▸ Work required
Starting from the line that contains "Reproduce this chart with Apache ECharts.", copy every line exactly until the line that contains "0.04, 0.04, 0.03];", which is also included.

▸ Dataset records
=======

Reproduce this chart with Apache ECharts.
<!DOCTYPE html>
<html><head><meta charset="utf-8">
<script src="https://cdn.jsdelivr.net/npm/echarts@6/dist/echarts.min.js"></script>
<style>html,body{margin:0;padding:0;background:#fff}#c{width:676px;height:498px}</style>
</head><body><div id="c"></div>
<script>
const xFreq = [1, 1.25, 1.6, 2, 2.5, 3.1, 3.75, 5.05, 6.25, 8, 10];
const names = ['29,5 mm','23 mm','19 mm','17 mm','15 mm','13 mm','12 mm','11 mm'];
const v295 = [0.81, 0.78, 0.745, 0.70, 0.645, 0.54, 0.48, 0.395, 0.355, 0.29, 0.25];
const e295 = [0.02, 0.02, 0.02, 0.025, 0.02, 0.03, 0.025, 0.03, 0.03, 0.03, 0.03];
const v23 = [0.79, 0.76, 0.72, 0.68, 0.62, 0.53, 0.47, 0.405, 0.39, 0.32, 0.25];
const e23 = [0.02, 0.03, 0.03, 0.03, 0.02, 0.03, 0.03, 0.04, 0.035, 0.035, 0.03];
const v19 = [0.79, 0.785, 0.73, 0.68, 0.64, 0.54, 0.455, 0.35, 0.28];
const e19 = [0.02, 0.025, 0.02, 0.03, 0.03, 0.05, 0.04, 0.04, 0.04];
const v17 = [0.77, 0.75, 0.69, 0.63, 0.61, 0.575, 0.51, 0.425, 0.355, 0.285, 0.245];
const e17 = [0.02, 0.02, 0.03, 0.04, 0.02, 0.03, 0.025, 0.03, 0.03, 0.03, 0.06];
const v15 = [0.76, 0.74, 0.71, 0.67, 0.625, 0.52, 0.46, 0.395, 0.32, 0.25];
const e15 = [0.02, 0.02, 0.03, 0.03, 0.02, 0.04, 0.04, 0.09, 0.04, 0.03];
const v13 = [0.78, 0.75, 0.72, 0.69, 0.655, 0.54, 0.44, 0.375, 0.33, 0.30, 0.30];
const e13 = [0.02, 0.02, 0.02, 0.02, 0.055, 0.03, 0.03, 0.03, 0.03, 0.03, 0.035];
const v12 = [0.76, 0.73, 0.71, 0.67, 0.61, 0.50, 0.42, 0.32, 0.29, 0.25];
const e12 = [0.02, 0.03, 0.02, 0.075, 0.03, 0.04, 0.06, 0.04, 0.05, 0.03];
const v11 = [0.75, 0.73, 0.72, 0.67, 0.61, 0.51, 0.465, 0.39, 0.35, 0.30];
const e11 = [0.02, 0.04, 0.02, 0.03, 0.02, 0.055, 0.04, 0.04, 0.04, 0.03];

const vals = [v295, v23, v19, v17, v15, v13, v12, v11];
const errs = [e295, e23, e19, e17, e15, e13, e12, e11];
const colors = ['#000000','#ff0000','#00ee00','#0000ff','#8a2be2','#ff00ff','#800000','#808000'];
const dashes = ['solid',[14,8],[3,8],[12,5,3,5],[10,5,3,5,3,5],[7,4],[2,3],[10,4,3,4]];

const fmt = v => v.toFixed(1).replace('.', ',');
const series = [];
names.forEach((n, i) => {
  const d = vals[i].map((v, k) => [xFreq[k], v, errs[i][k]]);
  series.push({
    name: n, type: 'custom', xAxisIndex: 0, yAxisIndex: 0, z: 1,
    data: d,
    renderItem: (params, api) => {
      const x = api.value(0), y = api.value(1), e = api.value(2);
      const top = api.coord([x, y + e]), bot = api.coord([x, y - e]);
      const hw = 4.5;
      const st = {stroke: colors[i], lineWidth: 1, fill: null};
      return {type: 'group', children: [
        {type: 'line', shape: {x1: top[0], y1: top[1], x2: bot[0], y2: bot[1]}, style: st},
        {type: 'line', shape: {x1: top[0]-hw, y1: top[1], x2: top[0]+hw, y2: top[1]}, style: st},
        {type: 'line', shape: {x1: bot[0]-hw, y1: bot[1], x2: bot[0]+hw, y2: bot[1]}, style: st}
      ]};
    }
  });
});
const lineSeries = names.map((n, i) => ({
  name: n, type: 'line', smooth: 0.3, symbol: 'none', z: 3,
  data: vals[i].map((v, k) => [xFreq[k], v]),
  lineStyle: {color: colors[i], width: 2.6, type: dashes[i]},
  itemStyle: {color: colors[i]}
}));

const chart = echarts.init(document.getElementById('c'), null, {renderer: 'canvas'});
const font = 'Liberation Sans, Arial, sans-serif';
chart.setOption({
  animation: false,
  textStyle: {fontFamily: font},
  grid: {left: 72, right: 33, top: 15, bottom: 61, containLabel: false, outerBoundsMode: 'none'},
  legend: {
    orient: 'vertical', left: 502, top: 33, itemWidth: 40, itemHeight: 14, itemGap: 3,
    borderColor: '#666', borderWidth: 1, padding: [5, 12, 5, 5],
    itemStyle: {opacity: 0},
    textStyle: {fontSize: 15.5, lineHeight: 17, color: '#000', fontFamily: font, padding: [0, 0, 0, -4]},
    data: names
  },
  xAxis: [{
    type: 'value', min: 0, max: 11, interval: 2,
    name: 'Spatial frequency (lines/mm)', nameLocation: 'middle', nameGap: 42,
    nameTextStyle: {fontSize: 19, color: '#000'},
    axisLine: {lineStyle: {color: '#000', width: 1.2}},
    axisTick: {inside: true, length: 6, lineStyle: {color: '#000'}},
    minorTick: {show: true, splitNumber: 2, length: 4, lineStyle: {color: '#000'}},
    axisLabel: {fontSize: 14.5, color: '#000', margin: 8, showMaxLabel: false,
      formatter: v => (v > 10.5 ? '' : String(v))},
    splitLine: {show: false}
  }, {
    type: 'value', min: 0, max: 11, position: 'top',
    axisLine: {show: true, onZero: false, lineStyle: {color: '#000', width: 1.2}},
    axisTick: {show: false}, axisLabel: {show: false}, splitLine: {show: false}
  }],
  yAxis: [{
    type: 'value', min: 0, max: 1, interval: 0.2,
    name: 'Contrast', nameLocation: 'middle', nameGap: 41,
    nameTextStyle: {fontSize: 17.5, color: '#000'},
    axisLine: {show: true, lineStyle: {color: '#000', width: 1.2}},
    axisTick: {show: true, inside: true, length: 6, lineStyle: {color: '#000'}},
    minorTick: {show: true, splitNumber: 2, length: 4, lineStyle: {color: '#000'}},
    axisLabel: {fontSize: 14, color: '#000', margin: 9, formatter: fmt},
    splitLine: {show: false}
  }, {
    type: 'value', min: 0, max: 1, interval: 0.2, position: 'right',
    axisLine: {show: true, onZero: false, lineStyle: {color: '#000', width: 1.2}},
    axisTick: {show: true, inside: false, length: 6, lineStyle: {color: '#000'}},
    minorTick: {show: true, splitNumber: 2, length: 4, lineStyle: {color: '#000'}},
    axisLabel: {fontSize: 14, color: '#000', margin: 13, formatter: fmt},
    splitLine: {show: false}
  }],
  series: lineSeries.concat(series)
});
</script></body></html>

=======

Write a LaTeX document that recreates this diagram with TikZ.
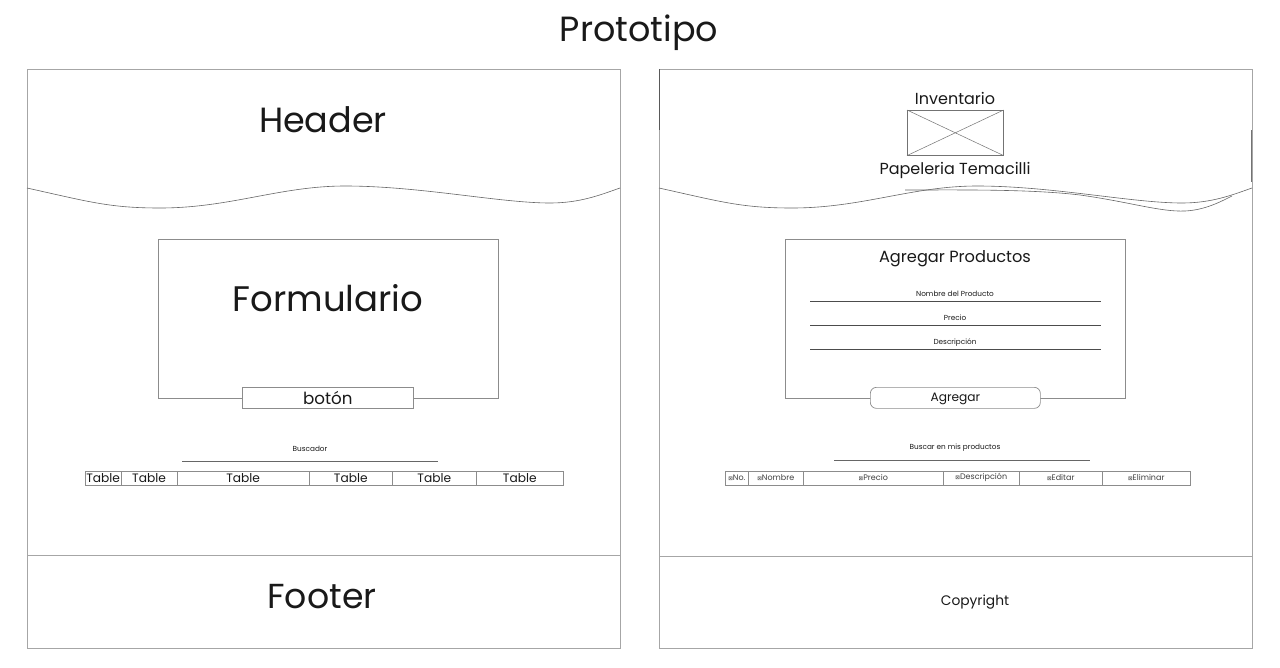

=======

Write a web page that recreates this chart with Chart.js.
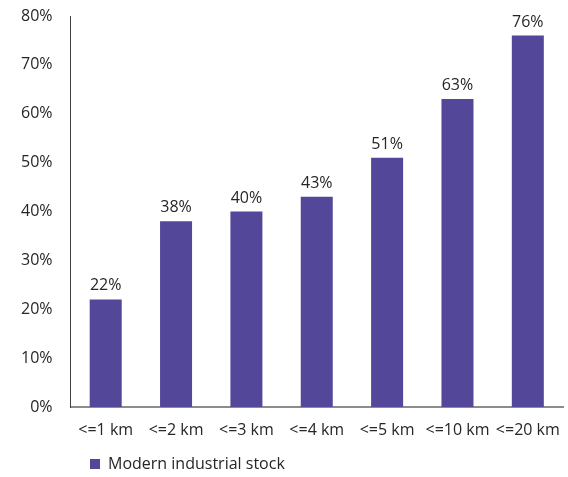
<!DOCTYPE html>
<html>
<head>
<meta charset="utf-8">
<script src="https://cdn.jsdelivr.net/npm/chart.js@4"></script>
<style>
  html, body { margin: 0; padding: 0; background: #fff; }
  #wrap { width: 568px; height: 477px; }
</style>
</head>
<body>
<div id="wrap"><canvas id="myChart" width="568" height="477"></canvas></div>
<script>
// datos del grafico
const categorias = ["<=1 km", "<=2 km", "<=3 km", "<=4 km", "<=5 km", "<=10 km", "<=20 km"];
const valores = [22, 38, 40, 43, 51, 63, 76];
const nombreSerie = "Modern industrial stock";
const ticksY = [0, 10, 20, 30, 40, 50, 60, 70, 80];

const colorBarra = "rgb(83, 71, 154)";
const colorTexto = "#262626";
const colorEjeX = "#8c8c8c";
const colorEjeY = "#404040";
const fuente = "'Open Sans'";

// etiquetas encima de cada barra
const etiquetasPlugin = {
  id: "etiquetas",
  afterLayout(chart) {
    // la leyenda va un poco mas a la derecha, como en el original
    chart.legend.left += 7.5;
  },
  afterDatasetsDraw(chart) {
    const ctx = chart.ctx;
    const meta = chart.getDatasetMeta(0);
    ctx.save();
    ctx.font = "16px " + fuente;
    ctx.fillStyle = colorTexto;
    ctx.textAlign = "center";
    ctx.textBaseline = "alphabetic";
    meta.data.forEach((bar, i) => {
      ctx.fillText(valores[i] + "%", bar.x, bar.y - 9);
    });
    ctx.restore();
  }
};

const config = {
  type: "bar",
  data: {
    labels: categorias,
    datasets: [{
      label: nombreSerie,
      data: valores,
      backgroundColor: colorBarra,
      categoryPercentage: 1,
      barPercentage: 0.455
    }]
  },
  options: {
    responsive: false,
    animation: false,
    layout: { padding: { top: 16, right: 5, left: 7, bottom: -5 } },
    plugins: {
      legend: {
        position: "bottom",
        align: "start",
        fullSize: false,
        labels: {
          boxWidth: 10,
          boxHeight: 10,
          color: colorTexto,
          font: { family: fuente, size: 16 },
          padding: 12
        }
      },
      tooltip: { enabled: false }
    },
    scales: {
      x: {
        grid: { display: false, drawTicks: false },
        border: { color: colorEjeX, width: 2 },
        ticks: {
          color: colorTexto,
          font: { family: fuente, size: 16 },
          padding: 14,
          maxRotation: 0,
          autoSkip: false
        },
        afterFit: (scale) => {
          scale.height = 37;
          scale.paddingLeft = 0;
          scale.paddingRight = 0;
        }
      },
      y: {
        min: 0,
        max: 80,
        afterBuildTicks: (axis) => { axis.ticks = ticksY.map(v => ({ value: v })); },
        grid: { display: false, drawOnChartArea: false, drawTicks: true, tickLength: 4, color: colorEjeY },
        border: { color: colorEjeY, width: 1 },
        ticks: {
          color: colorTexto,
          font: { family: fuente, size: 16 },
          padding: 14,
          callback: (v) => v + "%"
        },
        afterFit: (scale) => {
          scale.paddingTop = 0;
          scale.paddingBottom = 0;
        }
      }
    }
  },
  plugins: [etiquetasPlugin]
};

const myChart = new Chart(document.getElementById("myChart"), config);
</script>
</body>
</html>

=======

▸ Task response
Reproduce this chart with Apache ECharts.
<!DOCTYPE html>
<html><head><meta charset="utf-8">
<script src="https://cdn.jsdelivr.net/npm/echarts@6/dist/echarts.min.js"></script>
<style>html,body{margin:0;padding:0;background:#fff}#c{width:676px;height:498px}</style>
</head><body><div id="c"></div>
<script>
const xFreq = [1, 1.25, 1.6, 2, 2.5, 3.1, 3.75, 5.05, 6.25, 8, 10];
const names = ['29,5 mm','23 mm','19 mm','17 mm','15 mm','13 mm','12 mm','11 mm'];
const v295 = [0.81, 0.78, 0.745, 0.70, 0.645, 0.54, 0.48, 0.395, 0.355, 0.29, 0.25];
const e295 = [0.02, 0.02, 0.02, 0.025, 0.02, 0.03, 0.025, 0.03, 0.03, 0.03, 0.03];
const v23 = [0.79, 0.76, 0.72, 0.68, 0.62, 0.53, 0.47, 0.405, 0.39, 0.32, 0.25];
const e23 = [0.02, 0.03, 0.03, 0.03, 0.02, 0.03, 0.03, 0.04, 0.035, 0.035, 0.03];
const v19 = [0.79, 0.785, 0.73, 0.68, 0.64, 0.54, 0.455, 0.35, 0.28];
const e19 = [0.02, 0.025, 0.02, 0.03, 0.03, 0.05, 0.04, 0.04, 0.04];
const v17 = [0.77, 0.75, 0.69, 0.63, 0.61, 0.575, 0.51, 0.425, 0.355, 0.285, 0.245];
const e17 = [0.02, 0.02, 0.03, 0.04, 0.02, 0.03, 0.025, 0.03, 0.03, 0.03, 0.06];
const v15 = [0.76, 0.74, 0.71, 0.67, 0.625, 0.52, 0.46, 0.395, 0.32, 0.25];
const e15 = [0.02, 0.02, 0.03, 0.03, 0.02, 0.04, 0.04, 0.09, 0.04, 0.03];
const v13 = [0.78, 0.75, 0.72, 0.69, 0.655, 0.54, 0.44, 0.375, 0.33, 0.30, 0.30];
const e13 = [0.02, 0.02, 0.02, 0.02, 0.055, 0.03, 0.03, 0.03, 0.03, 0.03, 0.035];
const v12 = [0.76, 0.73, 0.71, 0.67, 0.61, 0.50, 0.42, 0.32, 0.29, 0.25];
const e12 = [0.02, 0.03, 0.02, 0.075, 0.03, 0.04, 0.06, 0.04, 0.05, 0.03];
const v11 = [0.75, 0.73, 0.72, 0.67, 0.61, 0.51, 0.465, 0.39, 0.35, 0.30];
const e11 = [0.02, 0.04, 0.02, 0.03, 0.02, 0.055, 0.04, 0.04, 0.04, 0.03];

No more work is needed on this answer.